The only documented child of Noah and Nancy (Reeves) Fluharty is John Fluharty, who was age 21 or more in 1803 when he brought suit in Monongalia Co against John Dent, John Downer, and Cornelius Linch to recover the land properly belonging to his uncle Reeves, and of which the defendants were in possession. He refers to his "sisters & brothers" in the complaint but doesn't name any of them.
(Part of the Linch property was commonly referred to as "Reeves' Improvement," as noted in several documents of the time. This is just outside the present village of Rivesville, Marion Co. Several stories have been told as to the origin of the name of Rivesville, but none of the people for whom it was supposedly named had any connection to the place. I suggest that the name is from John Reeves, the brother-in-law of Noah Fluharty, the only person of this name who has any provable link to the neighborhood.)
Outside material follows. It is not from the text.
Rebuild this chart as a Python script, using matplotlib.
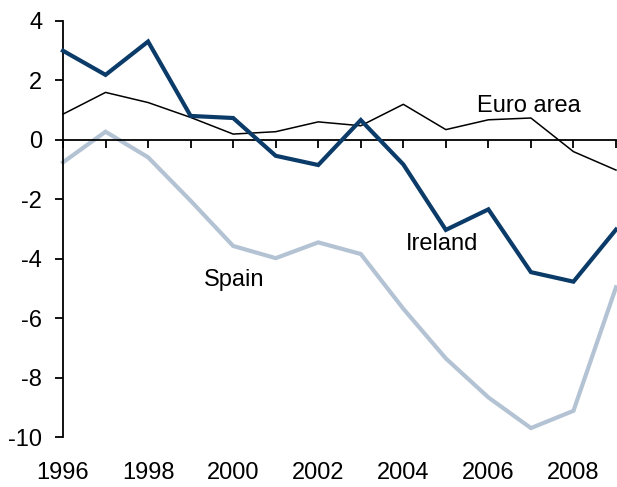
import matplotlib
matplotlib.use("Agg")
import matplotlib.pyplot as plt

years = list(range(1996, 2010))
ireland = [2.99, 2.18, 3.30, 0.80, 0.73, -0.54, -0.85, 0.66, -0.83, -3.03, -2.34, -4.45, -4.77, -3.02]
euro_area = [0.86, 1.59, 1.25, 0.75, 0.19, 0.27, 0.60, 0.47, 1.19, 0.34, 0.67, 0.73, -0.40, -1.02]
spain = [-0.76, 0.27, -0.59, -2.05, -3.57, -3.98, -3.45, -3.84, -5.68, -7.35, -8.66, -9.69, -9.11, -4.96]
x_labels = [1996, 1998, 2000, 2002, 2004, 2006, 2008]
y_ticks = [4, 2, 0, -2, -4, -6, -8, -10]

plt.rcParams['font.family'] = ['Liberation Sans', 'DejaVu Sans']

fig = plt.figure(figsize=(6.17, 4.87), dpi=100)
ax = fig.add_axes([63/617, 1-437.3/487, (616-63)/617, (437.3-20.7)/487])

ax.plot(years, spain, color='#b4c3d4', lw=3.0, clip_on=False, solid_joinstyle='miter', zorder=2)
ax.plot(years, euro_area, color='black', lw=1.1, clip_on=False, zorder=3)
ax.plot(years, ireland, color='#0b3b68', lw=3.0, clip_on=False, solid_joinstyle='miter', zorder=4)

ax.set_xlim(1996, 2009)
ax.set_ylim(-10, 4)
ax.spines['top'].set_visible(False)
ax.spines['right'].set_visible(False)
ax.spines['bottom'].set_position(('data', 0))
for s in ('left', 'bottom'):
    ax.spines[s].set_linewidth(1.3)
ax.set_xticks(years)
ax.tick_params(axis='x', direction='out', length=6, width=1.3, labelbottom=False)
ax.set_yticks(y_ticks)
ax.set_yticklabels([str(v) for v in y_ticks])
ax.tick_params(axis='y', direction='out', length=6, width=1.3, labelsize=17, pad=9)

sec = ax.secondary_xaxis('bottom')
sec.spines['bottom'].set_visible(False)
sec.set_xticks(x_labels)
sec.set_xticklabels([str(v) for v in x_labels])
sec.tick_params(length=0, labelsize=17, pad=18)

ax.text(2005.73, 1.14, 'Euro area', fontsize=17, ha='left', va='center')
ax.text(2004.06, -3.49, 'Ireland', fontsize=17, ha='left', va='center')
ax.text(1999.31, -4.70, 'Spain', fontsize=17, ha='left', va='center')

fig.savefig('out.png', dpi=100)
James Fluharty (c1751-1822), Stephen Fluharty (c1753?-1825), and Amassa Fluharty (1757-1841) were indentured or ordered to be indentured by the county court of Frederick Co, MD, between 1761 and 1771, and it seems likely that they are Noah's younger brothers. It is possible that their father was killed by Indians during the French and Indian War (1755-1758). Most likely the father was an immigrant from Ireland but as far as I am aware his name has never been discovered.
There are at least 3 other Noah Fluhartys later on in this family. The Fluhartys are a little difficult to figure out in the earliest days, and it is still not clear if there are two families of them here in north-central WV (Noah and Stephen) or just one (Noah). The evidence is equally convincing either way.